LONDON - Copper prices fell for a fifth session on Friday to the lowest level in three months on disquiet about a weak Chinese economy and the lack of stimulus announcements.

Three-month copper on the London Metal Exchange (LME) was down 0.3% at $9,355 a metric ton by 1030 GMT after touching its lowest since April 8 at $9,306.

LME copper is on track for a 5.5% weekly decline, the biggest weekly fall since August 2022.

A key political meeting this week in top metals consumer China failed to provide any detail on further stimulus measures despite weaker than expected economic growth data for the second quarter.

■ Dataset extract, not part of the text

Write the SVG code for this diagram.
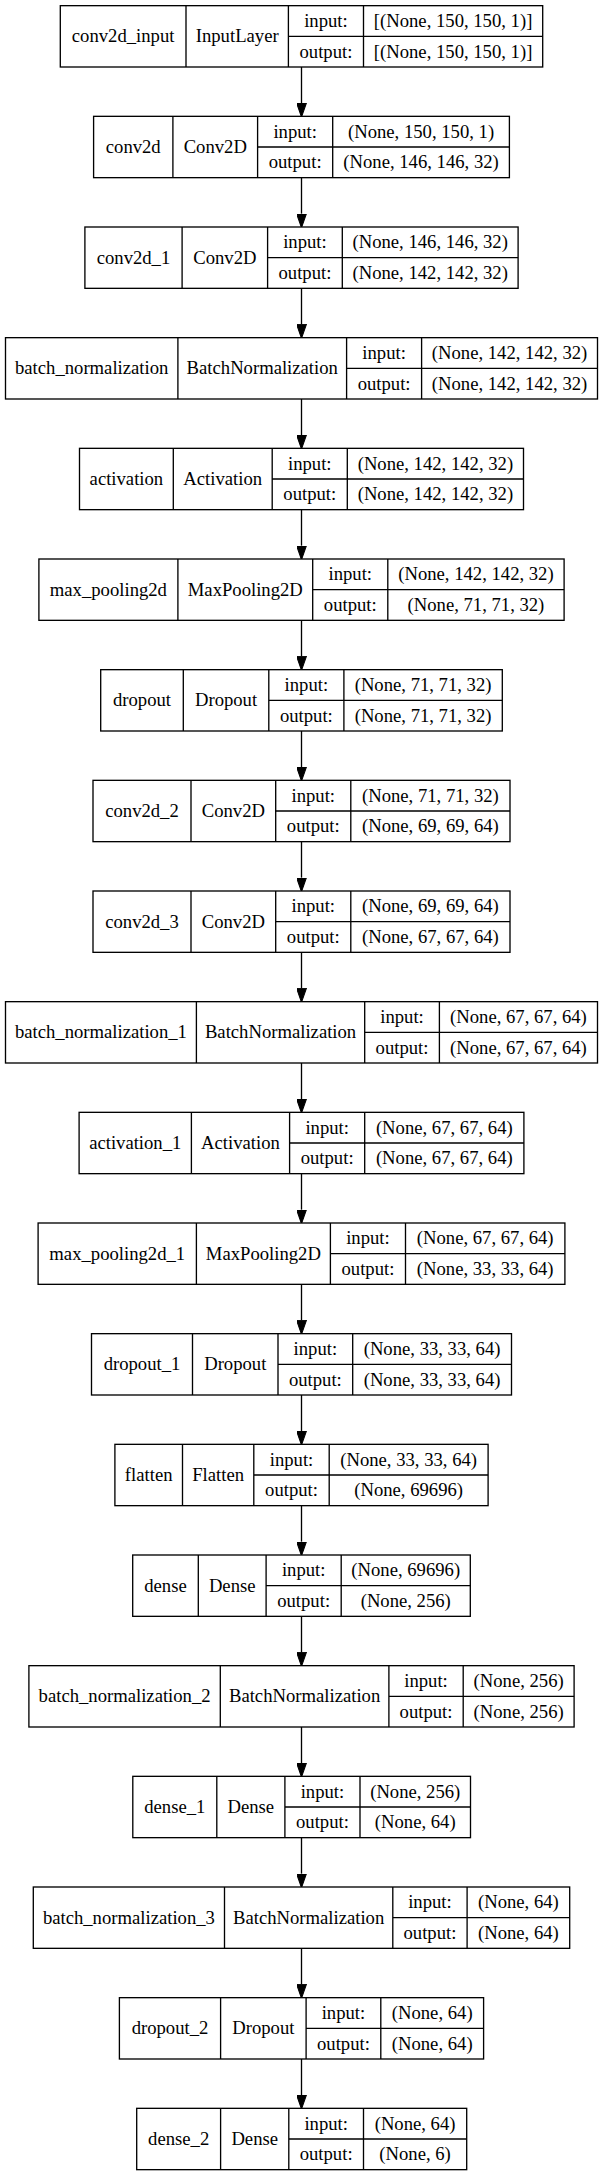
<svg xmlns="http://www.w3.org/2000/svg" width="603" height="2176" viewBox="0 0 603 2176">
<style>
.box{fill:#fff;stroke:#000;stroke-width:1.33}
.div{fill:none;stroke:#000;stroke-width:1.33}
text{font-family:"Liberation Serif","Times New Roman",serif;font-size:18.67px;fill:#000;text-anchor:middle}
.edge{stroke:#000;stroke-width:1.33;fill:none}
</style>
<defs>
<marker id="ah" markerUnits="userSpaceOnUse" markerWidth="14" markerHeight="10" refX="0" refY="4.67" orient="auto" viewBox="0 0 13.33 9.33">
<path d="M0,0 L13.33,4.67 L0,9.33 z" fill="#000" stroke="#000" stroke-width="1"/>
</marker>
</defs>
<rect x="0" y="0" width="603" height="2176" fill="#fff"/>
<g id="edges">
<line class="edge" x1="301.5" y1="67" x2="301.5" y2="103" marker-end="url(#ah)"/>
<line class="edge" x1="301.5" y1="177.67" x2="301.5" y2="213.67" marker-end="url(#ah)"/>
<line class="edge" x1="301.5" y1="288.33" x2="301.5" y2="324.33" marker-end="url(#ah)"/>
<line class="edge" x1="301.5" y1="399" x2="301.5" y2="435" marker-end="url(#ah)"/>
<line class="edge" x1="301.5" y1="509.67" x2="301.5" y2="545.67" marker-end="url(#ah)"/>
<line class="edge" x1="301.5" y1="620.33" x2="301.5" y2="656.33" marker-end="url(#ah)"/>
<line class="edge" x1="301.5" y1="731" x2="301.5" y2="767" marker-end="url(#ah)"/>
<line class="edge" x1="301.5" y1="841.67" x2="301.5" y2="877.67" marker-end="url(#ah)"/>
<line class="edge" x1="301.5" y1="952.33" x2="301.5" y2="988.33" marker-end="url(#ah)"/>
<line class="edge" x1="301.5" y1="1063" x2="301.5" y2="1099" marker-end="url(#ah)"/>
<line class="edge" x1="301.5" y1="1173.67" x2="301.5" y2="1209.67" marker-end="url(#ah)"/>
<line class="edge" x1="301.5" y1="1284.33" x2="301.5" y2="1320.33" marker-end="url(#ah)"/>
<line class="edge" x1="301.5" y1="1395" x2="301.5" y2="1431" marker-end="url(#ah)"/>
<line class="edge" x1="301.5" y1="1505.67" x2="301.5" y2="1541.67" marker-end="url(#ah)"/>
<line class="edge" x1="301.5" y1="1616.33" x2="301.5" y2="1652.33" marker-end="url(#ah)"/>
<line class="edge" x1="301.5" y1="1727" x2="301.5" y2="1763" marker-end="url(#ah)"/>
<line class="edge" x1="301.5" y1="1837.67" x2="301.5" y2="1873.67" marker-end="url(#ah)"/>
<line class="edge" x1="301.5" y1="1948.33" x2="301.5" y2="1984.33" marker-end="url(#ah)"/>
<line class="edge" x1="301.5" y1="2059" x2="301.5" y2="2095" marker-end="url(#ah)"/>
</g>
<g id="conv2d_input" transform="translate(0,5.67)">
<rect class="box" x="60.3" y="0" width="482.4" height="61.33"/>
<path class="div" d="M186,0V61.33M288.4,0V61.33M363.5,0V61.33M288.4,30.67H542.7"/>
<text x="123.15" y="36.5">conv2d_input</text><text x="237.2" y="36.5">InputLayer</text>
<text x="325.95" y="21.3">input:</text><text x="325.95" y="52">output:</text>
<text x="453.1" y="21.3">[(None, 150, 150, 1)]</text><text x="453.1" y="52">[(None, 150, 150, 1)]</text>
</g>
<g id="conv2d" transform="translate(0,116.33)">
<rect class="box" x="93.6" y="0" width="415.8" height="61.33"/>
<path class="div" d="M172.9,0V61.33M257.6,0V61.33M332.7,0V61.33M257.6,30.67H509.4"/>
<text x="133.25" y="36.5">conv2d</text><text x="215.25" y="36.5">Conv2D</text>
<text x="295.15" y="21.3">input:</text><text x="295.15" y="52">output:</text>
<text x="421.05" y="21.3">(None, 150, 150, 1)</text><text x="421.05" y="52">(None, 146, 146, 32)</text>
</g>
<g id="conv2d_1" transform="translate(0,227)">
<rect class="box" x="84.9" y="0" width="433.2" height="61.33"/>
<path class="div" d="M182.1,0V61.33M267.6,0V61.33M342.3,0V61.33M267.6,30.67H518.1"/>
<text x="133.5" y="36.5">conv2d_1</text><text x="224.85" y="36.5">Conv2D</text>
<text x="304.95" y="21.3">input:</text><text x="304.95" y="52">output:</text>
<text x="430.2" y="21.3">(None, 146, 146, 32)</text><text x="430.2" y="52">(None, 142, 142, 32)</text>
</g>
<g id="batch_normalization" transform="translate(0,337.67)">
<rect class="box" x="5.5" y="0" width="592" height="61.33"/>
<path class="div" d="M177.9,0V61.33M346.6,0V61.33M421.6,0V61.33M346.6,30.67H597.5"/>
<text x="91.7" y="36.5">batch_normalization</text><text x="262.25" y="36.5">BatchNormalization</text>
<text x="384.1" y="21.3">input:</text><text x="384.1" y="52">output:</text>
<text x="509.55" y="21.3">(None, 142, 142, 32)</text><text x="509.55" y="52">(None, 142, 142, 32)</text>
</g>
<g id="activation" transform="translate(0,448.33)">
<rect class="box" x="79.5" y="0" width="444" height="61.33"/>
<path class="div" d="M173.3,0V61.33M272.2,0V61.33M347.3,0V61.33M272.2,30.67H523.5"/>
<text x="126.4" y="36.5">activation</text><text x="222.75" y="36.5">Activation</text>
<text x="309.75" y="21.3">input:</text><text x="309.75" y="52">output:</text>
<text x="435.4" y="21.3">(None, 142, 142, 32)</text><text x="435.4" y="52">(None, 142, 142, 32)</text>
</g>
<g id="max_pooling2d" transform="translate(0,559)">
<rect class="box" x="38.9" y="0" width="525.2" height="61.33"/>
<path class="div" d="M177.9,0V61.33M312.7,0V61.33M387.8,0V61.33M312.7,30.67H564.1"/>
<text x="108.4" y="36.5">max_pooling2d</text><text x="245.3" y="36.5">MaxPooling2D</text>
<text x="350.25" y="21.3">input:</text><text x="350.25" y="52">output:</text>
<text x="475.95" y="21.3">(None, 142, 142, 32)</text><text x="475.95" y="52">(None, 71, 71, 32)</text>
</g>
<g id="dropout" transform="translate(0,669.67)">
<rect class="box" x="100.7" y="0" width="401.6" height="61.33"/>
<path class="div" d="M183.3,0V61.33M268.8,0V61.33M343.9,0V61.33M268.8,30.67H502.3"/>
<text x="142" y="36.5">dropout</text><text x="226.05" y="36.5">Dropout</text>
<text x="306.35" y="21.3">input:</text><text x="306.35" y="52">output:</text>
<text x="423.1" y="21.3">(None, 71, 71, 32)</text><text x="423.1" y="52">(None, 71, 71, 32)</text>
</g>
<g id="conv2d_2" transform="translate(0,780.33)">
<rect class="box" x="93" y="0" width="417" height="61.33"/>
<path class="div" d="M191,0V61.33M275.7,0V61.33M350.8,0V61.33M275.7,30.67H510"/>
<text x="142" y="36.5">conv2d_2</text><text x="233.35" y="36.5">Conv2D</text>
<text x="313.25" y="21.3">input:</text><text x="313.25" y="52">output:</text>
<text x="430.4" y="21.3">(None, 71, 71, 32)</text><text x="430.4" y="52">(None, 69, 69, 64)</text>
</g>
<g id="conv2d_3" transform="translate(0,891)">
<rect class="box" x="93" y="0" width="417" height="61.33"/>
<path class="div" d="M191,0V61.33M275.7,0V61.33M350.8,0V61.33M275.7,30.67H510"/>
<text x="142" y="36.5">conv2d_3</text><text x="233.35" y="36.5">Conv2D</text>
<text x="313.25" y="21.3">input:</text><text x="313.25" y="52">output:</text>
<text x="430.4" y="21.3">(None, 69, 69, 64)</text><text x="430.4" y="52">(None, 67, 67, 64)</text>
</g>
<g id="batch_normalization_1" transform="translate(0,1001.67)">
<rect class="box" x="5.5" y="0" width="592" height="61.33"/>
<path class="div" d="M196.4,0V61.33M364.7,0V61.33M439.4,0V61.33M364.7,30.67H597.5"/>
<text x="100.95" y="36.5">batch_normalization_1</text><text x="280.55" y="36.5">BatchNormalization</text>
<text x="402.05" y="21.3">input:</text><text x="402.05" y="52">output:</text>
<text x="518.45" y="21.3">(None, 67, 67, 64)</text><text x="518.45" y="52">(None, 67, 67, 64)</text>
</g>
<g id="activation_1" transform="translate(0,1112.33)">
<rect class="box" x="79.1" y="0" width="444.8" height="61.33"/>
<path class="div" d="M191.4,0V61.33M289.6,0V61.33M364.7,0V61.33M289.6,30.67H523.9"/>
<text x="135.25" y="36.5">activation_1</text><text x="240.5" y="36.5">Activation</text>
<text x="327.15" y="21.3">input:</text><text x="327.15" y="52">output:</text>
<text x="444.3" y="21.3">(None, 67, 67, 64)</text><text x="444.3" y="52">(None, 67, 67, 64)</text>
</g>
<g id="max_pooling2d_1" transform="translate(0,1223)">
<rect class="box" x="38.1" y="0" width="526.8" height="61.33"/>
<path class="div" d="M196.4,0V61.33M330.4,0V61.33M405.5,0V61.33M330.4,30.67H564.9"/>
<text x="117.25" y="36.5">max_pooling2d_1</text><text x="263.4" y="36.5">MaxPooling2D</text>
<text x="367.95" y="21.3">input:</text><text x="367.95" y="52">output:</text>
<text x="485.2" y="21.3">(None, 67, 67, 64)</text><text x="485.2" y="52">(None, 33, 33, 64)</text>
</g>
<g id="dropout_1" transform="translate(0,1333.67)">
<rect class="box" x="91.5" y="0" width="420" height="61.33"/>
<path class="div" d="M192.5,0V61.33M278,0V61.33M352.7,0V61.33M278,30.67H511.5"/>
<text x="142" y="36.5">dropout_1</text><text x="235.25" y="36.5">Dropout</text>
<text x="315.35" y="21.3">input:</text><text x="315.35" y="52">output:</text>
<text x="432.1" y="21.3">(None, 33, 33, 64)</text><text x="432.1" y="52">(None, 33, 33, 64)</text>
</g>
<g id="flatten" transform="translate(0,1444.33)">
<rect class="box" x="114.9" y="0" width="373.2" height="61.33"/>
<path class="div" d="M182.5,0V61.33M253.8,0V61.33M329.2,0V61.33M253.8,30.67H488.1"/>
<text x="148.7" y="36.5">flatten</text><text x="218.15" y="36.5">Flatten</text>
<text x="291.5" y="21.3">input:</text><text x="291.5" y="52">output:</text>
<text x="408.65" y="21.3">(None, 33, 33, 64)</text><text x="408.65" y="52">(None, 69696)</text>
</g>
<g id="dense" transform="translate(0,1555)">
<rect class="box" x="132.7" y="0" width="337.6" height="61.33"/>
<path class="div" d="M198.3,0V61.33M266.1,0V61.33M341.2,0V61.33M266.1,30.67H470.3"/>
<text x="165.5" y="36.5">dense</text><text x="232.2" y="36.5">Dense</text>
<text x="303.65" y="21.3">input:</text><text x="303.65" y="52">output:</text>
<text x="405.75" y="21.3">(None, 69696)</text><text x="405.75" y="52">(None, 256)</text>
</g>
<g id="batch_normalization_2" transform="translate(0,1665.67)">
<rect class="box" x="28.9" y="0" width="545.2" height="61.33"/>
<path class="div" d="M220.3,0V61.33M388.9,0V61.33M463.2,0V61.33M388.9,30.67H574.1"/>
<text x="124.6" y="36.5">batch_normalization_2</text><text x="304.6" y="36.5">BatchNormalization</text>
<text x="426.05" y="21.3">input:</text><text x="426.05" y="52">output:</text>
<text x="518.65" y="21.3">(None, 256)</text><text x="518.65" y="52">(None, 256)</text>
</g>
<g id="dense_1" transform="translate(0,1776.33)">
<rect class="box" x="132.8" y="0" width="337.7" height="61.33"/>
<path class="div" d="M216.8,0V61.33M284.9,0V61.33M360,0V61.33M284.9,30.67H470.5"/>
<text x="174.8" y="36.5">dense_1</text><text x="250.85" y="36.5">Dense</text>
<text x="322.45" y="21.3">input:</text><text x="322.45" y="52">output:</text>
<text x="415.25" y="21.3">(None, 256)</text><text x="415.25" y="52">(None, 64)</text>
</g>
<g id="batch_normalization_3" transform="translate(0,1887)">
<rect class="box" x="33.3" y="0" width="536.4" height="61.33"/>
<path class="div" d="M224.5,0V61.33M392.8,0V61.33M467.1,0V61.33M392.8,30.67H569.7"/>
<text x="128.9" y="36.5">batch_normalization_3</text><text x="308.65" y="36.5">BatchNormalization</text>
<text x="429.95" y="21.3">input:</text><text x="429.95" y="52">output:</text>
<text x="518.4" y="21.3">(None, 64)</text><text x="518.4" y="52">(None, 64)</text>
</g>
<g id="dropout_2" transform="translate(0,1997.67)">
<rect class="box" x="119.4" y="0" width="364.2" height="61.33"/>
<path class="div" d="M220.6,0V61.33M306.1,0V61.33M380.8,0V61.33M306.1,30.67H483.6"/>
<text x="170" y="36.5">dropout_2</text><text x="263.35" y="36.5">Dropout</text>
<text x="343.45" y="21.3">input:</text><text x="343.45" y="52">output:</text>
<text x="432.2" y="21.3">(None, 64)</text><text x="432.2" y="52">(None, 64)</text>
</g>
<g id="dense_2" transform="translate(0,2108.33)">
<rect class="box" x="136.7" y="0" width="330" height="61.33"/>
<path class="div" d="M220.6,0V61.33M288.8,0V61.33M363.5,0V61.33M288.8,30.67H466.7"/>
<text x="178.65" y="36.5">dense_2</text><text x="254.7" y="36.5">Dense</text>
<text x="326.15" y="21.3">input:</text><text x="326.15" y="52">output:</text>
<text x="415.1" y="21.3">(None, 64)</text><text x="415.1" y="52">(None, 6)</text>
</g>
</svg>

"I think the market is really down on China at the moment and the speculators are taking a bit of money out," said Tom Price, head of commodities strategy at Panmure Liberum.

"The government is trying to guide it from being a materials-intensive story to a tertiary-style economy. It's not a happy place and it's inherently bearish for commodities."

He expects further losses in copper and forecasts an average price of $9,000 a ton in the fourth quarter.

The most traded August copper contract on the Shanghai Futures Exchange (SHFE) closed 2.1% down at 76,580 yuan ($10,537.32) a ton, the lowest level since April 11.

However, as prices fell, some physical demand improved.

"There's more buying from China recently, since most of them delayed their buying when the copper price was high," said Matt Huang, head of research at BANDS Financial.

Other metals also hit multi-month lows.

LME aluminium touched its lowest since April 3 at $2,367 a ton and was down 0.5% at $2,373.50 while nickel slipped 0.4% to $16,360, its lowest in nearly five months.

Both nickel and aluminium were weighed down by rising output in top producing countries Indonesia and China.

LME lead eased 0.8% to $2,140, tin tumbled 3% to $30,690 and zinc dropped 0.8% to $2,787.50.